As the country’s economic fortunes have declined — combined with a humid, tropical climate that is “very aggressive for stained glass windows”, many of the colourful marvels have fallen into disrepair, said Vazquez.

Cracks, missing parts and deformed lead are the most frequent fixes her team needs to make.

And despite having government backing for their labour, they sometimes have to battle to obtain the materials they need as the country faces its worst economic crisis in decades.

Linda Viamontes de la Torre, 32, has worked as a restorer under Vazquez for two years, after an initial career in health care, and has collaborated on repairing the windows of two Havana churches.

“It is very satisfying” when a window is able to “regain its original appearance”, she told AFP as she worked on a panel from a neo-Gothic church.

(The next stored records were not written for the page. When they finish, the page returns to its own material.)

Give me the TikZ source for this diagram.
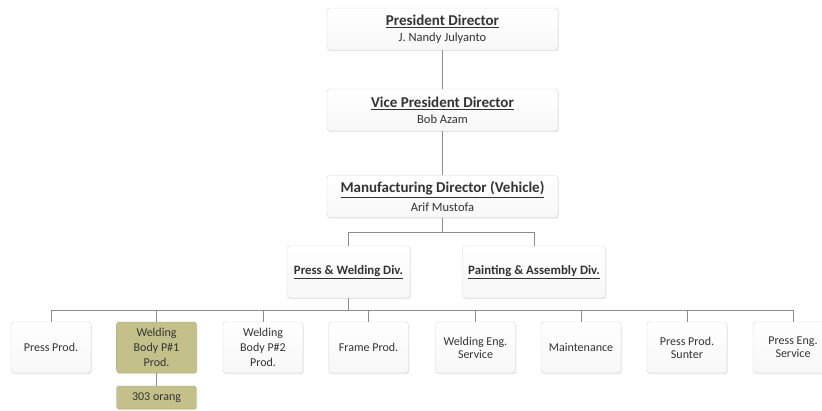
\documentclass[tikz,border=0pt]{standalone}
\usepackage{fontspec}
\setmainfont{Carlito}
\usepackage{xcolor}
\usetikzlibrary{shadows}
\definecolor{lineGray}{HTML}{8C8C8C}
\definecolor{boxBorder}{HTML}{D6D6D6}
\definecolor{textGray}{HTML}{333333}
\definecolor{oliveFill}{HTML}{C3C08A}
\definecolor{oliveBorder}{HTML}{A8A46C}

\begin{document}
\begin{tikzpicture}[x=1pt, y=-1pt,
    box/.style={draw=boxBorder, rounded corners=3pt, top color=white, bottom color=gray!6,
        drop shadow={opacity=0.18, shadow xshift=0.8pt, shadow yshift=-1.2pt},
        text=textGray, align=center, inner sep=2pt},
    leadBox/.style={box, minimum width=231pt, minimum height=42pt},
    divBox/.style={box, minimum height=52pt, font=\fontsize{12.8}{15}\selectfont\bfseries},
    unitBox/.style={box, minimum width=80pt, minimum height=51pt, font=\fontsize{12}{14.8}\selectfont},
    hiBox/.style={unitBox, draw=oliveBorder, top color=oliveFill, bottom color=oliveFill},
    link/.style={draw=lineGray, line width=0.8pt}]
    \useasboundingbox (0,0) rectangle (822,410);
    % directors
    \node[leadBox] (pres) at (442.5,29) {{\fontsize{15}{17}\selectfont\bfseries\underline{President Director}}\\[4pt] {\fontsize{12.5}{14}\selectfont J. Nandy Julyanto}};
    \node[leadBox] (vice) at (442.5,110) {{\fontsize{15}{17}\selectfont\bfseries\underline{Vice President Director}}\\[4pt] {\fontsize{12.5}{14}\selectfont Bob Azam}};
    \node[leadBox] (mfg) at (442.5,196.5) {{\fontsize{15}{17}\selectfont\bfseries\underline{Manufacturing Director (Vehicle)}}\\[4pt] {\fontsize{12.5}{14}\selectfont Arif Mustofa}};
    % divisions
    \node[divBox, minimum width=123pt] (pwd) at (348.5,272) {\underline{Press \& Welding Div.}};
    \node[divBox, minimum width=143pt] (pad) at (534,272) {\underline{Painting \& Assembly Div.}};
    % units
    \node[unitBox] (press) at (51,347.5) {Press Prod.};
    \node[hiBox] (weldA) at (156.5,347.5) {Welding\\Body P\#1\\Prod.};
    \node[unitBox] (weldB) at (263,347.5) {Welding\\Body P\#2\\Prod.};
    \node[unitBox] (frame) at (368.5,347.5) {Frame Prod.};
    \node[unitBox] (weldEng) at (475.5,347.5) {Welding Eng.\\[-2pt]Service};
    \node[unitBox] (maint) at (581,347.5) {Maintenance};
    \node[unitBox] (sunter) at (687,347.5) {Press Prod.\\[-2pt]Sunter};
    \node[unitBox] (pressEng) at (793,347.5) {Press Eng.\\[-2pt]Service};
    \node[hiBox, minimum height=23pt] (crew) at (156.5,397.5) {303 orang};
    % connectors
    \coordinate (divBus) at (442.5,232);
    \coordinate (unitBus) at (348.5,310);
    \draw[link] (pres) -- (vice);
    \draw[link] (vice) -- (mfg);
    \draw[link] (mfg) -- (divBus);
    \draw[link] (divBus) -| (pwd);
    \draw[link] (divBus) -| (pad);
    \draw[link] (pwd) -- (unitBus);
    \foreach \u in {press, weldA, weldB, frame, weldEng, maint, sunter, pressEng}
        \draw[link] (unitBus) -| (\u);
    \draw[link] (weldA) -- (crew);
\end{tikzpicture}
\end{document}
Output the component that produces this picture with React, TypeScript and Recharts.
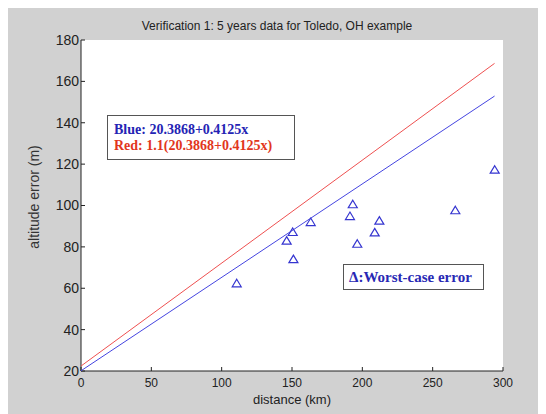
import React from 'react';
import { ScatterChart, Scatter, XAxis, YAxis, CartesianGrid } from 'recharts';

const xTicks = [0, 50, 100, 150, 200, 250, 300];
const yTicks = [20, 40, 60, 80, 100, 120, 140, 160, 180];

const distances = [110.7, 151.0, 146.2, 150.5, 163.3, 193.2, 191.2, 196.4, 212.1, 208.8, 266.1, 294.1];
const errors = [62.4, 74.1, 83.0, 87.2, 92.0, 100.6, 94.9, 81.5, 92.7, 87.0, 97.7, 117.3];

const lineX = [0, 294];
const blueY = [20.1, 152.9];
const redY = [22.4, 168.7];

const points = distances.map((x, i) => ({ x, y: errors[i] }));
const blueLine = lineX.map((x, i) => ({ x, y: blueY[i] }));
const redLine = lineX.map((x, i) => ({ x, y: redY[i] }));

const SANS = '"Liberation Sans", Arial, sans-serif';
const SERIF = '"Liberation Serif", "Times New Roman", serif';

const Triangle = (props: any) => {
  const { cx, cy } = props;
  if (cx == null || cy == null) return <g />;
  const d = `M${cx},${cy - 4} L${cx + 4.5},${cy + 3.5} L${cx - 4.5},${cy + 3.5} Z`;
  return <path d={d} fill="none" stroke="#3535d0" strokeWidth={1.2} />;
};

const NoShape = () => <g />;

export default function App() {
  return (
    <div style={{ position: 'relative', width: 538, height: 407, marginTop: -1, background: '#d1d1d1' }}>
      <ScatterChart width={538} height={407} margin={{ top: 33, right: 43, left: 13, bottom: 13 }}>
        <CartesianGrid fill="#ffffff" horizontal={false} vertical={false} />
        <XAxis
          type="number"
          dataKey="x"
          domain={[0, 300]}
          ticks={xTicks}
          height={30}
          tickSize={-4}
          tickMargin={11}
          axisLine={{ stroke: '#222' }}
          tickLine={{ stroke: '#222' }}
          tick={{ fill: '#222', fontSize: 12, fontFamily: SANS }}
          interval={0}
        />
        <YAxis
          type="number"
          dataKey="y"
          domain={[20, 180]}
          ticks={yTicks}
          width={60}
          tickSize={-4}
          tickMargin={6}
          axisLine={{ stroke: '#222' }}
          tickLine={{ stroke: '#222' }}
          tick={{ fill: '#222', fontSize: 14, fontFamily: SANS }}
          interval={0}
        />
        <Scatter data={redLine} line={{ stroke: '#ee5050', strokeWidth: 1 }} shape={NoShape} isAnimationActive={false} />
        <Scatter data={blueLine} line={{ stroke: '#4545e0', strokeWidth: 1 }} shape={NoShape} isAnimationActive={false} />
        <Scatter data={points} shape={Triangle} isAnimationActive={false} />
      </ScatterChart>
      <svg width={538} height={407} style={{ position: 'absolute', left: 0, top: 0, pointerEvents: 'none' }}>
        <text x={269} y={23} textAnchor="middle" fontSize={12} fontFamily={SANS} fill="#222">
          Verification 1: 5 years data for Toledo, OH example
        </text>
        <text x={284} y={397} textAnchor="middle" fontSize={13} fontFamily={SANS} fill="#222">
          distance (km)
        </text>
        <text x={31} y={190} textAnchor="middle" fontSize={14} fontFamily={SANS} fill="#333" transform="rotate(-90, 31, 190)">
          altitude error (m)
        </text>
        <rect x={99.5} y={108.5} width={187} height={44} fill="#ffffff" stroke="#555" strokeWidth={1} />
        <text x={106} y={127} fontSize={14} fontWeight="bold" fontFamily={SERIF} fill="#2424b4">
          Blue: 20.3868+0.4125x
        </text>
        <text x={106} y={143} fontSize={14} fontWeight="bold" fontFamily={SERIF} fill="#e2361c">
          Red: 1.1(20.3868+0.4125x)
        </text>
        <rect x={335.5} y={257.5} width={140} height={25} fill="#ffffff" stroke="#555" strokeWidth={1} />
        <text x={341} y={275} fontSize={15} fontWeight="bold" fontFamily={SERIF} fill="#2828b4">
          Δ:Worst-case error
        </text>
      </svg>
    </div>
  );
}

Havana’s windows — some of the best examples of stained glass in the Caribbean — and its pool of recognised restorers, prompted the UNESCO cultural heritage body and European Union to launch a project to bring young people from elsewhere in the region to Cuba for training in the field.

Chloe Cadet, a 26-year-old design student from Trinidad and Tobago and one of the beneficiaries, said she was surprised by the city’s “historical architecture and the way that it’s preserved so well”.

Fellow student Franklin Alberto Sanchez, a 32-year-old from the Dominican Republic, told AFP he had learned about everything from glass manufacturing to safe cutting techniques.

“In my country, there is no training in stained glass restoration and conservation,” he said, with plans of applying what he learned back home.

“This was the best place for this course.”